EXERCISE:
Your task is to output the listing word for word, with pictures excluded.
============
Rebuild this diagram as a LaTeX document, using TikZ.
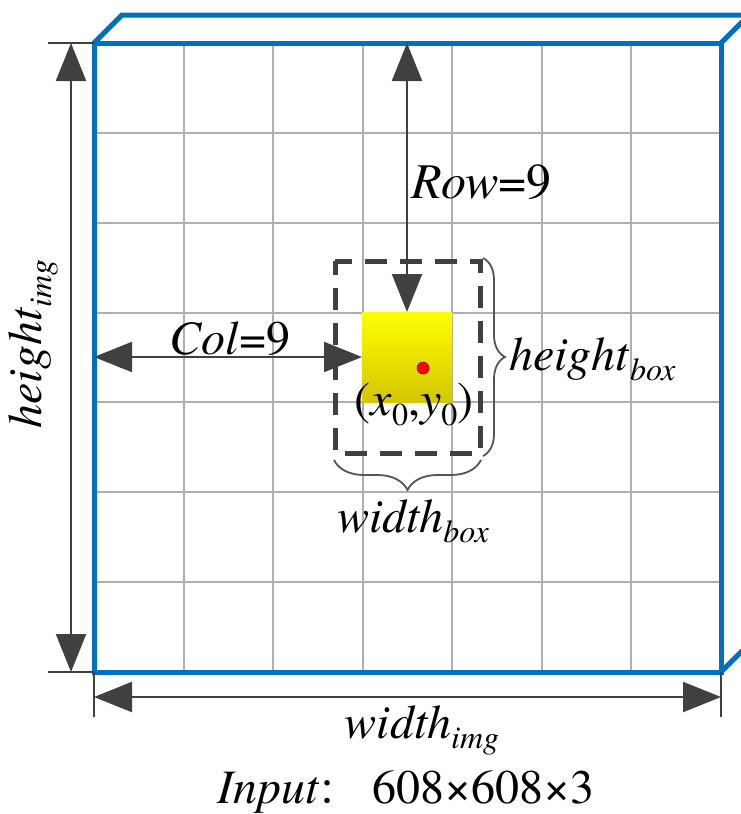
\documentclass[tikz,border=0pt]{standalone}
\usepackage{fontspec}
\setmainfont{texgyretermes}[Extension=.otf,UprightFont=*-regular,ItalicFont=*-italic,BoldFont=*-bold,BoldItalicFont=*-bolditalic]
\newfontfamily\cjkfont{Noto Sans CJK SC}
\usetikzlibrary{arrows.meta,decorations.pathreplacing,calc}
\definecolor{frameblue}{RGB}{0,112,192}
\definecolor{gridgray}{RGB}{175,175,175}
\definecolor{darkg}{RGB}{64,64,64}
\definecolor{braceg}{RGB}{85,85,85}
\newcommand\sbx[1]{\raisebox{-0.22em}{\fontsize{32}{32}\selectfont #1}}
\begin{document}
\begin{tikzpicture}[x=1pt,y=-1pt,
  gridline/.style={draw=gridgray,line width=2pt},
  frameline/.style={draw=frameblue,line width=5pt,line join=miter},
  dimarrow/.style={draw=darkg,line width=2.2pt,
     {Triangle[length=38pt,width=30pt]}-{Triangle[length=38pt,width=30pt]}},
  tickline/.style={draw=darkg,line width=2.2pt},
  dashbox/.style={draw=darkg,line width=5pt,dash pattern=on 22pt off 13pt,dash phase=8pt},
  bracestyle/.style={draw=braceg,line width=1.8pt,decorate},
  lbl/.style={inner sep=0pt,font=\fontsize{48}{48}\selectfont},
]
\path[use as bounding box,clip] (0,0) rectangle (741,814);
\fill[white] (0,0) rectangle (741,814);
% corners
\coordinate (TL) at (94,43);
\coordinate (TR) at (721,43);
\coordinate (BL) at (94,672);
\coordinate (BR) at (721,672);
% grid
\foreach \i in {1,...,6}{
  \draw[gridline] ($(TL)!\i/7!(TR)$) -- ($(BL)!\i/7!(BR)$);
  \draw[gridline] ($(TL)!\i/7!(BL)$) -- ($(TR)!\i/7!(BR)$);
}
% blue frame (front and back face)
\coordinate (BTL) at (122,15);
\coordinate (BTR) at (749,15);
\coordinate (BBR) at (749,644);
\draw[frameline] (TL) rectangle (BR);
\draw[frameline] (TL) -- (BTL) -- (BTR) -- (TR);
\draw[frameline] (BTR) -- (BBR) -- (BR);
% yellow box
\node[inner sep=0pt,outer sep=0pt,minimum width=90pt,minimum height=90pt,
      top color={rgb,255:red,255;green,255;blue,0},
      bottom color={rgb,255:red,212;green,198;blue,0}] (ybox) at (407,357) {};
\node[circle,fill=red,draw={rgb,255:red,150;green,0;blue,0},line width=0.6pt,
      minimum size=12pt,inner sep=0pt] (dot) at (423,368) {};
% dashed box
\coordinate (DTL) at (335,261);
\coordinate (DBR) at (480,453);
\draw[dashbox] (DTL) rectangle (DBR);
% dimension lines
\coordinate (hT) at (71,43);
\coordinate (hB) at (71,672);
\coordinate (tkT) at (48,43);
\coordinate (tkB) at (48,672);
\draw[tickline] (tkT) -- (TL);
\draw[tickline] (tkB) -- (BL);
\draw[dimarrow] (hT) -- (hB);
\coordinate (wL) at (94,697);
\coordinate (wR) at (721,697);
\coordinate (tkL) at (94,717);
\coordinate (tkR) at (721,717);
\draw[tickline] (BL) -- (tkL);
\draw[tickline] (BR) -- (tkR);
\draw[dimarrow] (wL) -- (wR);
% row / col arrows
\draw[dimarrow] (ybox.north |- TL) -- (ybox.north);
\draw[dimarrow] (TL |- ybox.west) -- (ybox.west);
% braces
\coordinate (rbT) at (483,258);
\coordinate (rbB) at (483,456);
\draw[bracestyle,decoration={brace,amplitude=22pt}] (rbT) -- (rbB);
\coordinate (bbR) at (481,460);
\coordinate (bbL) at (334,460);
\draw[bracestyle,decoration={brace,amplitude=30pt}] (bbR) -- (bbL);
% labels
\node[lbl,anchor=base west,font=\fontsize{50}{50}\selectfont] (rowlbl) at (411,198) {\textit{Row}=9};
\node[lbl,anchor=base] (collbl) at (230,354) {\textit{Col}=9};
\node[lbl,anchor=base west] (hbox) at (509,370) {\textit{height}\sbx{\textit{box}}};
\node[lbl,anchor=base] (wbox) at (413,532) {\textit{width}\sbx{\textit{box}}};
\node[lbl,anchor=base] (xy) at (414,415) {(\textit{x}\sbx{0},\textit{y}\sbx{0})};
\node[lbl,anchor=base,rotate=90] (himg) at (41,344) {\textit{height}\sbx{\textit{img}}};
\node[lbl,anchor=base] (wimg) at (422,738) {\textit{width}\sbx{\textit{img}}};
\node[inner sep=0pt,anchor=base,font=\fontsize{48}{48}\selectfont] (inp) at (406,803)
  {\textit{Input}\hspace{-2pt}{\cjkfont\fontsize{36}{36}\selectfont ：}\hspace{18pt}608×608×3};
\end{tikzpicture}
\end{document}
============
FULL SOLUTION:
Rebuild this diagram as a LaTeX document, using TikZ.
\documentclass[tikz,border=0pt]{standalone}
\usepackage{fontspec}
\setmainfont{texgyretermes}[Extension=.otf,UprightFont=*-regular,ItalicFont=*-italic,BoldFont=*-bold,BoldItalicFont=*-bolditalic]
\newfontfamily\cjkfont{Noto Sans CJK SC}
\usetikzlibrary{arrows.meta,decorations.pathreplacing,calc}
\definecolor{frameblue}{RGB}{0,112,192}
\definecolor{gridgray}{RGB}{175,175,175}
\definecolor{darkg}{RGB}{64,64,64}
\definecolor{braceg}{RGB}{85,85,85}
\newcommand\sbx[1]{\raisebox{-0.22em}{\fontsize{32}{32}\selectfont #1}}
\begin{document}
\begin{tikzpicture}[x=1pt,y=-1pt,
  gridline/.style={draw=gridgray,line width=2pt},
  frameline/.style={draw=frameblue,line width=5pt,line join=miter},
  dimarrow/.style={draw=darkg,line width=2.2pt,
     {Triangle[length=38pt,width=30pt]}-{Triangle[length=38pt,width=30pt]}},
  tickline/.style={draw=darkg,line width=2.2pt},
  dashbox/.style={draw=darkg,line width=5pt,dash pattern=on 22pt off 13pt,dash phase=8pt},
  bracestyle/.style={draw=braceg,line width=1.8pt,decorate},
  lbl/.style={inner sep=0pt,font=\fontsize{48}{48}\selectfont},
]
\path[use as bounding box,clip] (0,0) rectangle (741,814);
\fill[white] (0,0) rectangle (741,814);
% corners
\coordinate (TL) at (94,43);
\coordinate (TR) at (721,43);
\coordinate (BL) at (94,672);
\coordinate (BR) at (721,672);
% grid
\foreach \i in {1,...,6}{
  \draw[gridline] ($(TL)!\i/7!(TR)$) -- ($(BL)!\i/7!(BR)$);
  \draw[gridline] ($(TL)!\i/7!(BL)$) -- ($(TR)!\i/7!(BR)$);
}
% blue frame (front and back face)
\coordinate (BTL) at (122,15);
\coordinate (BTR) at (749,15);
\coordinate (BBR) at (749,644);
\draw[frameline] (TL) rectangle (BR);
\draw[frameline] (TL) -- (BTL) -- (BTR) -- (TR);
\draw[frameline] (BTR) -- (BBR) -- (BR);
% yellow box
\node[inner sep=0pt,outer sep=0pt,minimum width=90pt,minimum height=90pt,
      top color={rgb,255:red,255;green,255;blue,0},
      bottom color={rgb,255:red,212;green,198;blue,0}] (ybox) at (407,357) {};
\node[circle,fill=red,draw={rgb,255:red,150;green,0;blue,0},line width=0.6pt,
      minimum size=12pt,inner sep=0pt] (dot) at (423,368) {};
% dashed box
\coordinate (DTL) at (335,261);
\coordinate (DBR) at (480,453);
\draw[dashbox] (DTL) rectangle (DBR);
% dimension lines
\coordinate (hT) at (71,43);
\coordinate (hB) at (71,672);
\coordinate (tkT) at (48,43);
\coordinate (tkB) at (48,672);
\draw[tickline] (tkT) -- (TL);
\draw[tickline] (tkB) -- (BL);
\draw[dimarrow] (hT) -- (hB);
\coordinate (wL) at (94,697);
\coordinate (wR) at (721,697);
\coordinate (tkL) at (94,717);
\coordinate (tkR) at (721,717);
\draw[tickline] (BL) -- (tkL);
\draw[tickline] (BR) -- (tkR);
\draw[dimarrow] (wL) -- (wR);
% row / col arrows
\draw[dimarrow] (ybox.north |- TL) -- (ybox.north);
\draw[dimarrow] (TL |- ybox.west) -- (ybox.west);
% braces
\coordinate (rbT) at (483,258);
\coordinate (rbB) at (483,456);
\draw[bracestyle,decoration={brace,amplitude=22pt}] (rbT) -- (rbB);
\coordinate (bbR) at (481,460);
\coordinate (bbL) at (334,460);
\draw[bracestyle,decoration={brace,amplitude=30pt}] (bbR) -- (bbL);
% labels
\node[lbl,anchor=base west,font=\fontsize{50}{50}\selectfont] (rowlbl) at (411,198) {\textit{Row}=9};
\node[lbl,anchor=base] (collbl) at (230,354) {\textit{Col}=9};
\node[lbl,anchor=base west] (hbox) at (509,370) {\textit{height}\sbx{\textit{box}}};
\node[lbl,anchor=base] (wbox) at (413,532) {\textit{width}\sbx{\textit{box}}};
\node[lbl,anchor=base] (xy) at (414,415) {(\textit{x}\sbx{0},\textit{y}\sbx{0})};
\node[lbl,anchor=base,rotate=90] (himg) at (41,344) {\textit{height}\sbx{\textit{img}}};
\node[lbl,anchor=base] (wimg) at (422,738) {\textit{width}\sbx{\textit{img}}};
\node[inner sep=0pt,anchor=base,font=\fontsize{48}{48}\selectfont] (inp) at (406,803)
  {\textit{Input}\hspace{-2pt}{\cjkfont\fontsize{36}{36}\selectfont ：}\hspace{18pt}608×608×3};
\end{tikzpicture}
\end{document}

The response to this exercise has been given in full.